### What you will do
Word for word, print each line of the listing below; pictures stay out.
################
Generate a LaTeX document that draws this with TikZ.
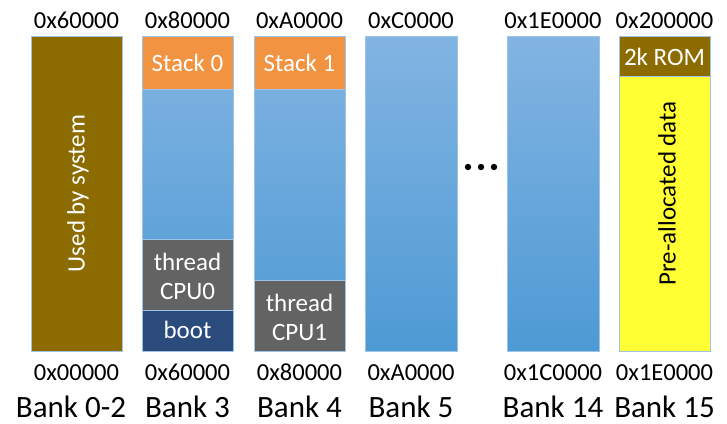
\documentclass[tikz,border=0pt]{standalone}
\usepackage{fontspec}
\setmainfont{Carlito}
\begin{document}
\begin{tikzpicture}[x=1pt,y=-1pt,
  edge/.style={draw=edgeblue,line width=0.8pt},
  membar/.style={edge,top color=blueTop,bottom color=blueBot},
  region/.style={edge,inner sep=0pt,outer sep=0pt},
  inlbl/.style={text=white,font=\fontsize{25}{29}\selectfont,align=center,inner sep=0pt},
  hexlbl/.style={font=\fontsize{24.5}{28}\selectfont,anchor=base,inner sep=0pt},
  banklbl/.style={font=\fontsize{31}{36}\selectfont,anchor=base,inner sep=0pt}]
\definecolor{edgeblue}{HTML}{9DC3E6}
\definecolor{blueTop}{HTML}{82B4E2}
\definecolor{blueBot}{HTML}{4E9AD4}
\definecolor{olive}{HTML}{8C6C00}
\definecolor{stackor}{HTML}{F29341}
\definecolor{thrgray}{HTML}{636363}
\definecolor{bootblue}{HTML}{2A4B7C}
\definecolor{prey}{HTML}{FFFF33}
\useasboundingbox (0,0) rectangle (727,423);
% Bank 0-2
\draw[region,fill=olive] (31,36) rectangle (122,351);
\node[inlbl,rotate=90] (sys) at (78,193.5) {Used by system};
% Bank 3
\draw[membar] (142,36) rectangle (233,351);
\draw[region,fill=stackor] (142,36) rectangle (233,89);
\node[inlbl] (s0) at (187.5,63) {Stack 0};
\draw[region,fill=thrgray] (142,239) rectangle (233,310);
\node[inlbl] (t0) at (187.5,276) {thread\\CPU0};
\draw[region,fill=bootblue] (142,310) rectangle (233,351);
\node[inlbl] (boot) at (187.5,330) {boot};
% Bank 4
\draw[membar] (254,36) rectangle (345,351);
\draw[region,fill=stackor] (254,36) rectangle (345,89);
\node[inlbl] (s1) at (299.5,63) {Stack 1};
\draw[region,fill=thrgray] (254,280) rectangle (345,351);
\node[inlbl] (t1) at (299.5,317) {thread\\CPU1};
% Bank 5
\draw[membar] (365,36) rectangle (457,351);
% dots
\node (dots) at (481,167) {};
\foreach \dx in {-13,0,13} \fill (481+\dx,167) circle (3.2);
% Bank 14
\draw[membar] (507,36) rectangle (599,351);
% Bank 15
\draw[region,fill=prey] (619,36) rectangle (710,351);
\draw[region,fill=olive] (619,36) rectangle (710,76);
\node[inlbl] (rom) at (664.5,57) {2k ROM};
\node[inlbl,text=black,rotate=90] (pre) at (667,193.5) {Pre-allocated data};
% top addresses
\node[hexlbl] (a1) at (76.5,28) {0x60000};
\node[hexlbl] (a2) at (187.5,28) {0x80000};
\node[hexlbl] (a3) at (299.5,28) {0xA0000};
\node[hexlbl] (a4) at (411,28) {0xC0000};
\node[hexlbl] (a5) at (553,28) {0x1E0000};
\node[hexlbl] (a6) at (664.5,28) {0x200000};
% bottom addresses
\node[hexlbl] (b1) at (76.5,380) {0x00000};
\node[hexlbl] (b2) at (187.5,380) {0x60000};
\node[hexlbl] (b3) at (299.5,380) {0x80000};
\node[hexlbl] (b4) at (411,380) {0xA0000};
\node[hexlbl] (b5) at (553,380) {0x1C0000};
\node[hexlbl] (b6) at (664.5,380) {0x1E0000};
% bank names
\node[banklbl] (n1) at (71,417) {Bank 0-2};
\node[banklbl] (n2) at (187.5,417) {Bank 3};
\node[banklbl] (n3) at (299.5,417) {Bank 4};
\node[banklbl] (n4) at (411,417) {Bank 5};
\node[banklbl] (n5) at (553,417) {Bank 14};
\node[banklbl] (n6) at (664.5,417) {Bank 15};
\end{tikzpicture}
\end{document}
################
### The solution
Generate a LaTeX document that draws this with TikZ.
\documentclass[tikz,border=0pt]{standalone}
\usepackage{fontspec}
\setmainfont{Carlito}
\begin{document}
\begin{tikzpicture}[x=1pt,y=-1pt,
  edge/.style={draw=edgeblue,line width=0.8pt},
  membar/.style={edge,top color=blueTop,bottom color=blueBot},
  region/.style={edge,inner sep=0pt,outer sep=0pt},
  inlbl/.style={text=white,font=\fontsize{25}{29}\selectfont,align=center,inner sep=0pt},
  hexlbl/.style={font=\fontsize{24.5}{28}\selectfont,anchor=base,inner sep=0pt},
  banklbl/.style={font=\fontsize{31}{36}\selectfont,anchor=base,inner sep=0pt}]
\definecolor{edgeblue}{HTML}{9DC3E6}
\definecolor{blueTop}{HTML}{82B4E2}
\definecolor{blueBot}{HTML}{4E9AD4}
\definecolor{olive}{HTML}{8C6C00}
\definecolor{stackor}{HTML}{F29341}
\definecolor{thrgray}{HTML}{636363}
\definecolor{bootblue}{HTML}{2A4B7C}
\definecolor{prey}{HTML}{FFFF33}
\useasboundingbox (0,0) rectangle (727,423);
% Bank 0-2
\draw[region,fill=olive] (31,36) rectangle (122,351);
\node[inlbl,rotate=90] (sys) at (78,193.5) {Used by system};
% Bank 3
\draw[membar] (142,36) rectangle (233,351);
\draw[region,fill=stackor] (142,36) rectangle (233,89);
\node[inlbl] (s0) at (187.5,63) {Stack 0};
\draw[region,fill=thrgray] (142,239) rectangle (233,310);
\node[inlbl] (t0) at (187.5,276) {thread\\CPU0};
\draw[region,fill=bootblue] (142,310) rectangle (233,351);
\node[inlbl] (boot) at (187.5,330) {boot};
% Bank 4
\draw[membar] (254,36) rectangle (345,351);
\draw[region,fill=stackor] (254,36) rectangle (345,89);
\node[inlbl] (s1) at (299.5,63) {Stack 1};
\draw[region,fill=thrgray] (254,280) rectangle (345,351);
\node[inlbl] (t1) at (299.5,317) {thread\\CPU1};
% Bank 5
\draw[membar] (365,36) rectangle (457,351);
% dots
\node (dots) at (481,167) {};
\foreach \dx in {-13,0,13} \fill (481+\dx,167) circle (3.2);
% Bank 14
\draw[membar] (507,36) rectangle (599,351);
% Bank 15
\draw[region,fill=prey] (619,36) rectangle (710,351);
\draw[region,fill=olive] (619,36) rectangle (710,76);
\node[inlbl] (rom) at (664.5,57) {2k ROM};
\node[inlbl,text=black,rotate=90] (pre) at (667,193.5) {Pre-allocated data};
% top addresses
\node[hexlbl] (a1) at (76.5,28) {0x60000};
\node[hexlbl] (a2) at (187.5,28) {0x80000};
\node[hexlbl] (a3) at (299.5,28) {0xA0000};
\node[hexlbl] (a4) at (411,28) {0xC0000};
\node[hexlbl] (a5) at (553,28) {0x1E0000};
\node[hexlbl] (a6) at (664.5,28) {0x200000};
% bottom addresses
\node[hexlbl] (b1) at (76.5,380) {0x00000};
\node[hexlbl] (b2) at (187.5,380) {0x60000};
\node[hexlbl] (b3) at (299.5,380) {0x80000};
\node[hexlbl] (b4) at (411,380) {0xA0000};
\node[hexlbl] (b5) at (553,380) {0x1C0000};
\node[hexlbl] (b6) at (664.5,380) {0x1E0000};
% bank names
\node[banklbl] (n1) at (71,417) {Bank 0-2};
\node[banklbl] (n2) at (187.5,417) {Bank 3};
\node[banklbl] (n3) at (299.5,417) {Bank 4};
\node[banklbl] (n4) at (411,417) {Bank 5};
\node[banklbl] (n5) at (553,417) {Bank 14};
\node[banklbl] (n6) at (664.5,417) {Bank 15};
\end{tikzpicture}
\end{document}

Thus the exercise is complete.